**The request**
Only the lines from the one containing "Output the LaTeX" down to the one containing "(1187,151) rectangle (1227,193);", inclusive, are to be quoted exactly.

**Data rows**
start

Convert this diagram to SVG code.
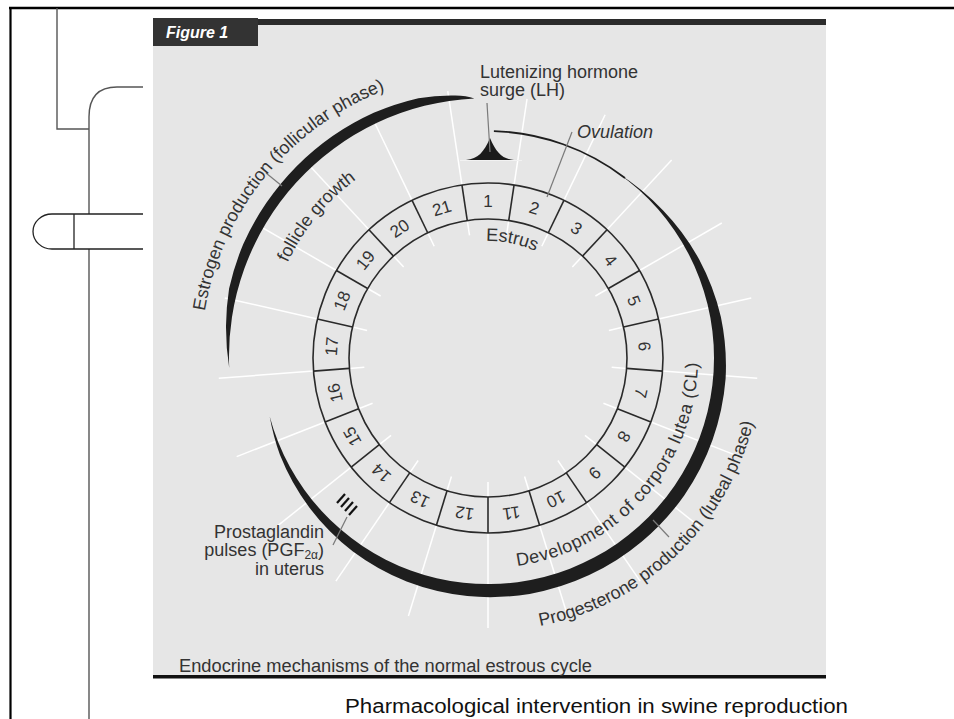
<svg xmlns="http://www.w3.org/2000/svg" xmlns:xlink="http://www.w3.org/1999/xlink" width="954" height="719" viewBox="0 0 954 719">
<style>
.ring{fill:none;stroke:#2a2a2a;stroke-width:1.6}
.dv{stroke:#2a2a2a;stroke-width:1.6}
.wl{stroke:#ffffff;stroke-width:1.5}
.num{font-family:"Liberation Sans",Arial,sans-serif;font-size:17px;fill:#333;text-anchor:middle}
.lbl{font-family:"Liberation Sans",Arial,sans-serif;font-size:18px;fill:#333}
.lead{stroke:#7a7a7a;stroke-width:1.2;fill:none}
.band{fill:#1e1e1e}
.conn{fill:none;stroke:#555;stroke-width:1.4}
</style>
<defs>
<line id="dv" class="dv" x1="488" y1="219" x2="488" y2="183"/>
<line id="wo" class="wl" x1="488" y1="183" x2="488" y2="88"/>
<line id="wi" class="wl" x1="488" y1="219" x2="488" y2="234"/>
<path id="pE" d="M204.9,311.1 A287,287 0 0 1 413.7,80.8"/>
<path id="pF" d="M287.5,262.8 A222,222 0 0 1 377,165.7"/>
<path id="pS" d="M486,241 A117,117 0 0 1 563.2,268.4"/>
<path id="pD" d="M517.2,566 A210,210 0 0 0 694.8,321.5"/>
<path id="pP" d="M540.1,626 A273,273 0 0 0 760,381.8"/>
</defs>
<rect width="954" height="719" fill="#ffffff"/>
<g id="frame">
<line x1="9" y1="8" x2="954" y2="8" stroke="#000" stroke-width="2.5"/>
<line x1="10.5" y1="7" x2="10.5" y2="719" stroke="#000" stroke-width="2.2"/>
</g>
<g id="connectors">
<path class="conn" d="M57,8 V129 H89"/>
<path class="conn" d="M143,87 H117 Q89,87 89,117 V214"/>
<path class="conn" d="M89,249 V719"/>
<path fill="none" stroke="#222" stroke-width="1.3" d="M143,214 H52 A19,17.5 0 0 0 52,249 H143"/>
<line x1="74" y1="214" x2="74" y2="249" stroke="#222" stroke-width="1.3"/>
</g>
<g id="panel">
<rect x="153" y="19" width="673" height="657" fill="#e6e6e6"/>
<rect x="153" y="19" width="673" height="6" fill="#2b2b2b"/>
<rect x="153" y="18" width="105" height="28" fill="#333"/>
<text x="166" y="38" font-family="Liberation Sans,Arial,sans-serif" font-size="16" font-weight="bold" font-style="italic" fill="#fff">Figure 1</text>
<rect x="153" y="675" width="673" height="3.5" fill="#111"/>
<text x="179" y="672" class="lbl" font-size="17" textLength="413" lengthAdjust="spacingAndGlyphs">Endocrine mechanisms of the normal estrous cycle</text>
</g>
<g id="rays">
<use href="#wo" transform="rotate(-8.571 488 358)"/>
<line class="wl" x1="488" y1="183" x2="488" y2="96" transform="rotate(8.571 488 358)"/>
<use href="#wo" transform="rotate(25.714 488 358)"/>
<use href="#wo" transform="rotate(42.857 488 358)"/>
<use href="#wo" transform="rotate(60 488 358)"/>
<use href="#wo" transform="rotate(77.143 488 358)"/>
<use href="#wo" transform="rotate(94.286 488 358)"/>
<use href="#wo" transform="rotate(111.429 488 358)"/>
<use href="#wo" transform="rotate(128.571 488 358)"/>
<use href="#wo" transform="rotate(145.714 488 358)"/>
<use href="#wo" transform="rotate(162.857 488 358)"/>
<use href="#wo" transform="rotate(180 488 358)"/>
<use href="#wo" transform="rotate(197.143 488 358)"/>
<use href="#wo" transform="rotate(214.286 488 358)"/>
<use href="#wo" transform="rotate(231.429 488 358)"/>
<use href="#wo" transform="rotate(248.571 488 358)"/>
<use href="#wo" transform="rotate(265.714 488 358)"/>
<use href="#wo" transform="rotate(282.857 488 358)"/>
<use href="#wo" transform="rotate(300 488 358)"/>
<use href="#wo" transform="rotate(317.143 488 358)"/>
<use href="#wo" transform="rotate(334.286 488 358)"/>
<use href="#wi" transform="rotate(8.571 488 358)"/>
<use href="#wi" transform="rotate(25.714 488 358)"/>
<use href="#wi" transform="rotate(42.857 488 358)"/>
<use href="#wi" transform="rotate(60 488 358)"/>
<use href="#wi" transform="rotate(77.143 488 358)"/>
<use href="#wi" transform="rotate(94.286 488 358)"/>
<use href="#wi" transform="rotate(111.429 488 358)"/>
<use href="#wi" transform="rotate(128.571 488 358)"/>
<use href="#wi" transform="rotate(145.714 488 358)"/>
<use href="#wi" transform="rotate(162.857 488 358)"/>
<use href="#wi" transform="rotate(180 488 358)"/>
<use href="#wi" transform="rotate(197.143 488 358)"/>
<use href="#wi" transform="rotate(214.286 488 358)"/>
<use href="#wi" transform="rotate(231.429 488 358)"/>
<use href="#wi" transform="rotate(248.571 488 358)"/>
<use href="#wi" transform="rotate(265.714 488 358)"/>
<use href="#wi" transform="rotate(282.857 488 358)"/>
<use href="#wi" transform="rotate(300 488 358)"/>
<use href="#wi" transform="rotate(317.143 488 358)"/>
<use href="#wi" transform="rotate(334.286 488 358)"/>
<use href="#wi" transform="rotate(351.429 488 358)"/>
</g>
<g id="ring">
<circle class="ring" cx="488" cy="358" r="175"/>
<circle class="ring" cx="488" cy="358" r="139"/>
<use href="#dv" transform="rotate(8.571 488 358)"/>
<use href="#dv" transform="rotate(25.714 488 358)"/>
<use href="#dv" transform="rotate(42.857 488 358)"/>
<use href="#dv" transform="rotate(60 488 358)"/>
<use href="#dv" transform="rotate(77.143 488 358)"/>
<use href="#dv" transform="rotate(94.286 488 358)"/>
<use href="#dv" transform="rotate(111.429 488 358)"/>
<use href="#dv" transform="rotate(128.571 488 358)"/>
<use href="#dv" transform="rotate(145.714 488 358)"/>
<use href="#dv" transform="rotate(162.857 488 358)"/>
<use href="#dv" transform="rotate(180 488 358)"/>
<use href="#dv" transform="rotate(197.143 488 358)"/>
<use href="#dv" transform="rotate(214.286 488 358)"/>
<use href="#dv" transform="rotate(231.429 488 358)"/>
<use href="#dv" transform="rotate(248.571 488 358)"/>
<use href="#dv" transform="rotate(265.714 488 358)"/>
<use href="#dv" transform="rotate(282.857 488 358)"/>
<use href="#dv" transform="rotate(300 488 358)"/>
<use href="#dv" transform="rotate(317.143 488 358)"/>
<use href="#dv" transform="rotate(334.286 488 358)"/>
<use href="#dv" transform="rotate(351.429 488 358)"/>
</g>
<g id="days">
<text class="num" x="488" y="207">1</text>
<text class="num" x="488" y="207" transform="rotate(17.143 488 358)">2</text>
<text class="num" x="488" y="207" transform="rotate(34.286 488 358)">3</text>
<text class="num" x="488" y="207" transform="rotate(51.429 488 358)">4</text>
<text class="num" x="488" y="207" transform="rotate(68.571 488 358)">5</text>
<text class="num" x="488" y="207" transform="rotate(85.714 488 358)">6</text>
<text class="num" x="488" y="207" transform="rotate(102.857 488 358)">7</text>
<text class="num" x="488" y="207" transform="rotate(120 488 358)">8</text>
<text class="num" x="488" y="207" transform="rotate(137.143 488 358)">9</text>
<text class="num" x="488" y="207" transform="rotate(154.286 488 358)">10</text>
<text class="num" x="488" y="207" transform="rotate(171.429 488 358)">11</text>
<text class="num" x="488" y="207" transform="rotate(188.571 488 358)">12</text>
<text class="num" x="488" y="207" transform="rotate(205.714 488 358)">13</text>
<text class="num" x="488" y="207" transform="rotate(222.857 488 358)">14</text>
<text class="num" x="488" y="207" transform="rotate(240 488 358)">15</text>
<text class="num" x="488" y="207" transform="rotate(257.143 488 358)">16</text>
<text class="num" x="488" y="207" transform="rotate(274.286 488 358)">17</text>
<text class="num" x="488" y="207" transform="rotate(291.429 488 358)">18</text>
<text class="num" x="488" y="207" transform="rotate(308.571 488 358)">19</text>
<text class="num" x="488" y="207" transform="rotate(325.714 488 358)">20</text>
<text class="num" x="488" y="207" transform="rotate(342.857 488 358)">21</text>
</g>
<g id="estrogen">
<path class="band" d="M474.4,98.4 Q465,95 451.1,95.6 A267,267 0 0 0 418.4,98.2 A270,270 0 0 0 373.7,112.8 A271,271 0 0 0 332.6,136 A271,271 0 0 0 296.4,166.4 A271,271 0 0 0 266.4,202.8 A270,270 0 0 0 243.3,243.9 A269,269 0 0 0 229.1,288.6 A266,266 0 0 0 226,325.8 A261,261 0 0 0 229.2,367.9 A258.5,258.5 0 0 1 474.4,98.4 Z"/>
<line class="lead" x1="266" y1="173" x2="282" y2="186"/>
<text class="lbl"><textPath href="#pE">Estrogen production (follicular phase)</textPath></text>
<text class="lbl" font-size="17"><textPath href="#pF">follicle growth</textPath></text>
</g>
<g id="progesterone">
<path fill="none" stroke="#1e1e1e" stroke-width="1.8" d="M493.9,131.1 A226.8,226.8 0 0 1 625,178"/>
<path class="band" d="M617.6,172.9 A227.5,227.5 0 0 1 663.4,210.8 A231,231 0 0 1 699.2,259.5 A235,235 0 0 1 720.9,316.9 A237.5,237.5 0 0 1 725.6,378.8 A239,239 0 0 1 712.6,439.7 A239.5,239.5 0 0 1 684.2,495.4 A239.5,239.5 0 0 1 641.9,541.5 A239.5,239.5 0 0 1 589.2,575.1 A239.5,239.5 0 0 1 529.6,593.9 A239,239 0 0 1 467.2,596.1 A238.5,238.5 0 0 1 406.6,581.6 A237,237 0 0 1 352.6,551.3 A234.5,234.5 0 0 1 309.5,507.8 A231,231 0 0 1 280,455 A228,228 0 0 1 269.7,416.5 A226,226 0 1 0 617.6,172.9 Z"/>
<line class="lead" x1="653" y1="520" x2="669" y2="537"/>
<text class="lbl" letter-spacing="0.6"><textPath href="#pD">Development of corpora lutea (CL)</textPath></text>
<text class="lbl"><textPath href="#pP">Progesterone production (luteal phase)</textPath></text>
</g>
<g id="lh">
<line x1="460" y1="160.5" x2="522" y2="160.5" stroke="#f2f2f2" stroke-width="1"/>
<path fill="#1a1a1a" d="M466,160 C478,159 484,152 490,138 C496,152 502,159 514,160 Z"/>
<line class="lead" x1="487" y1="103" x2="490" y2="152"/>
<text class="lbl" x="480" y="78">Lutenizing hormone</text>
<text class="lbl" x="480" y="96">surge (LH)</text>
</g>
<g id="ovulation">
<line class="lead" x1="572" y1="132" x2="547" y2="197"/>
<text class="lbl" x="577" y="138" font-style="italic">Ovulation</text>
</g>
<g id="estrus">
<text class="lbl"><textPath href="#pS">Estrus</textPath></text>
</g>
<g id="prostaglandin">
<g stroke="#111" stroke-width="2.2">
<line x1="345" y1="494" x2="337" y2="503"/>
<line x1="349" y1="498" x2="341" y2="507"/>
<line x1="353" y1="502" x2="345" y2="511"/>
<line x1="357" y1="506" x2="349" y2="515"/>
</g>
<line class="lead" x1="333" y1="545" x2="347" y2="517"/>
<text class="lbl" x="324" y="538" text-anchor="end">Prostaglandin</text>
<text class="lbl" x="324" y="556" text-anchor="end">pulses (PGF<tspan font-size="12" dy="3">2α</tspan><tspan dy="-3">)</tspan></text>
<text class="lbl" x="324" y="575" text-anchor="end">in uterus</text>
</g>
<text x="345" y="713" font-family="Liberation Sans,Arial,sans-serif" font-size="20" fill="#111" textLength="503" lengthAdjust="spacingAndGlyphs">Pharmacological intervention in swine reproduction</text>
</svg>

end
start

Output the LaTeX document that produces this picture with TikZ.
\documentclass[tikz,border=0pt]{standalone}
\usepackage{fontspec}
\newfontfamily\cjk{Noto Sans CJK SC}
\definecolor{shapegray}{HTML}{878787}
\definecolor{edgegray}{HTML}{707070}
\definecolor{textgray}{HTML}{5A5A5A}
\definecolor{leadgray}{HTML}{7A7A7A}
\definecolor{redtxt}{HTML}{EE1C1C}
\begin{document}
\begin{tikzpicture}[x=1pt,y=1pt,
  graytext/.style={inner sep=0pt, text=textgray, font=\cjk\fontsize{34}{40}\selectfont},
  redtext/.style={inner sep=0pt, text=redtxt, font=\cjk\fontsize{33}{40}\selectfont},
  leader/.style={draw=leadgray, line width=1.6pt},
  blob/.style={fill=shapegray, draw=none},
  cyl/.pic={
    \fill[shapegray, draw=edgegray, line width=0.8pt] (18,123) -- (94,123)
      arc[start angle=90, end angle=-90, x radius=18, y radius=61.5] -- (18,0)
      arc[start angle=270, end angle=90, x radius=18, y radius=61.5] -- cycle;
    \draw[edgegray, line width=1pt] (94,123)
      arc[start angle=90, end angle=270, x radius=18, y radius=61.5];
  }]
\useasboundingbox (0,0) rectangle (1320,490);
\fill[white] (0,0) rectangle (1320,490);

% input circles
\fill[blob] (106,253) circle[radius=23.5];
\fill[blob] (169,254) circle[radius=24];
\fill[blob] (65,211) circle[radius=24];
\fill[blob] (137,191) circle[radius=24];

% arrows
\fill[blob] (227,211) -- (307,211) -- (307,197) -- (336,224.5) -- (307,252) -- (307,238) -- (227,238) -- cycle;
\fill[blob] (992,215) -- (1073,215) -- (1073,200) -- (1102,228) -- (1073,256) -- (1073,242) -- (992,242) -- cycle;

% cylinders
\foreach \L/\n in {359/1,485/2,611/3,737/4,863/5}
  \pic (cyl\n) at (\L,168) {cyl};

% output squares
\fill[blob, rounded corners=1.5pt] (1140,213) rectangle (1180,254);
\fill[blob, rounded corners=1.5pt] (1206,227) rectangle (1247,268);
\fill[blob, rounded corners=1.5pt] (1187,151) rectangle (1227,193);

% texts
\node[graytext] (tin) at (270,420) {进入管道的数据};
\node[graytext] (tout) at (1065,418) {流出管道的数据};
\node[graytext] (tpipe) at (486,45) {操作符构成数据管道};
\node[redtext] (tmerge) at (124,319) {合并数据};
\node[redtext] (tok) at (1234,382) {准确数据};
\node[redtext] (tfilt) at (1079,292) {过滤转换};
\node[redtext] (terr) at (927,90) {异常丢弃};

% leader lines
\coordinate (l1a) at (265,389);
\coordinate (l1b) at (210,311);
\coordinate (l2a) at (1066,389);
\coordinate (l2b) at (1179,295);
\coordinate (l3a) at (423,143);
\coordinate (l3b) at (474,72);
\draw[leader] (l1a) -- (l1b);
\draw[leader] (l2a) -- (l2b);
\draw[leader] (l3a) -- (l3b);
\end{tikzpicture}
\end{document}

end

**Exercise response**
Output the LaTeX document that produces this picture with TikZ.
\documentclass[tikz,border=0pt]{standalone}
\usepackage{fontspec}
\newfontfamily\cjk{Noto Sans CJK SC}
\definecolor{shapegray}{HTML}{878787}
\definecolor{edgegray}{HTML}{707070}
\definecolor{textgray}{HTML}{5A5A5A}
\definecolor{leadgray}{HTML}{7A7A7A}
\definecolor{redtxt}{HTML}{EE1C1C}
\begin{document}
\begin{tikzpicture}[x=1pt,y=1pt,
  graytext/.style={inner sep=0pt, text=textgray, font=\cjk\fontsize{34}{40}\selectfont},
  redtext/.style={inner sep=0pt, text=redtxt, font=\cjk\fontsize{33}{40}\selectfont},
  leader/.style={draw=leadgray, line width=1.6pt},
  blob/.style={fill=shapegray, draw=none},
  cyl/.pic={
    \fill[shapegray, draw=edgegray, line width=0.8pt] (18,123) -- (94,123)
      arc[start angle=90, end angle=-90, x radius=18, y radius=61.5] -- (18,0)
      arc[start angle=270, end angle=90, x radius=18, y radius=61.5] -- cycle;
    \draw[edgegray, line width=1pt] (94,123)
      arc[start angle=90, end angle=270, x radius=18, y radius=61.5];
  }]
\useasboundingbox (0,0) rectangle (1320,490);
\fill[white] (0,0) rectangle (1320,490);

% input circles
\fill[blob] (106,253) circle[radius=23.5];
\fill[blob] (169,254) circle[radius=24];
\fill[blob] (65,211) circle[radius=24];
\fill[blob] (137,191) circle[radius=24];

% arrows
\fill[blob] (227,211) -- (307,211) -- (307,197) -- (336,224.5) -- (307,252) -- (307,238) -- (227,238) -- cycle;
\fill[blob] (992,215) -- (1073,215) -- (1073,200) -- (1102,228) -- (1073,256) -- (1073,242) -- (992,242) -- cycle;

% cylinders
\foreach \L/\n in {359/1,485/2,611/3,737/4,863/5}
  \pic (cyl\n) at (\L,168) {cyl};

% output squares
\fill[blob, rounded corners=1.5pt] (1140,213) rectangle (1180,254);
\fill[blob, rounded corners=1.5pt] (1206,227) rectangle (1247,268);
\fill[blob, rounded corners=1.5pt] (1187,151) rectangle (1227,193);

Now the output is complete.